Biologic drug patent differences stall TPP agreement at Atlanta talks

Officials from the U.S., Japan and 10 other Asia Pacific-rim countries remain stalemated over an agreement for the Trans Pacific Partnership currently being negotiated in Atlanta with the length of patent protection for biologic drugs a key stumbling block, the Japan News said.

The U.S. is leading the charge to ensure biologics are extended data protection aking to U.S. law, a move that is backed by key lawmakers and pharmaceutical giants like Pfizer ($PFE) and Amgen ($AMGN), who say they need the protections because of the costs--$1 billion in some cases--involved in bringing biologic drugs to market.

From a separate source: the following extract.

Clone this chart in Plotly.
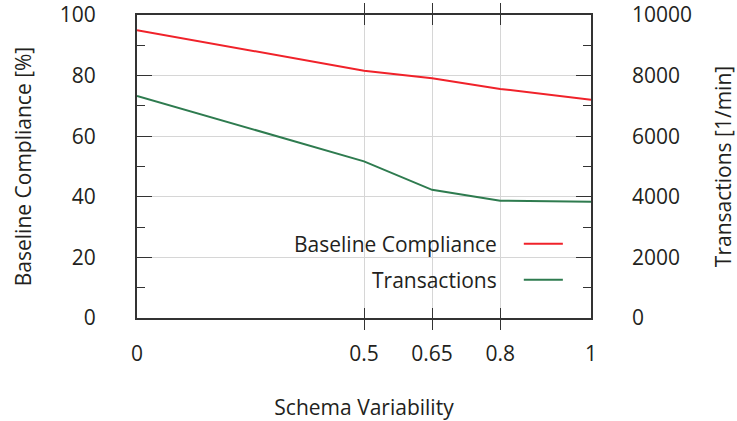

Countries such as Australia and New Zealand however worry that extended protection for newer therapies would increase the costs associated with their national healthcare systems.

August's round of talks in Hawaii failed to reach an expected breakthrough despite reports that a sticking point on the length of data exclusivity for biologic drugs had come within reach. The Japan News said that the state-of-play in Atlanta saw opposition to an 8-year coverage for biologic drugs on data exclusivity.

The TPP is a so-called 21st Century effort on trade that would cover 40% of the global economy and link the United States and Japan with nations such as Colombia, Singapore and Vietnam into a vast network of rules on tariffs and access for goods from drugs to cars.

The original TPP negotiations were launched in 2010 and involved the United States, Australia, Brunei, Chile, New Zealand, Peru, Singapore and Vietnam. Malaysia, Mexico, Canada and Japan joined the talks later.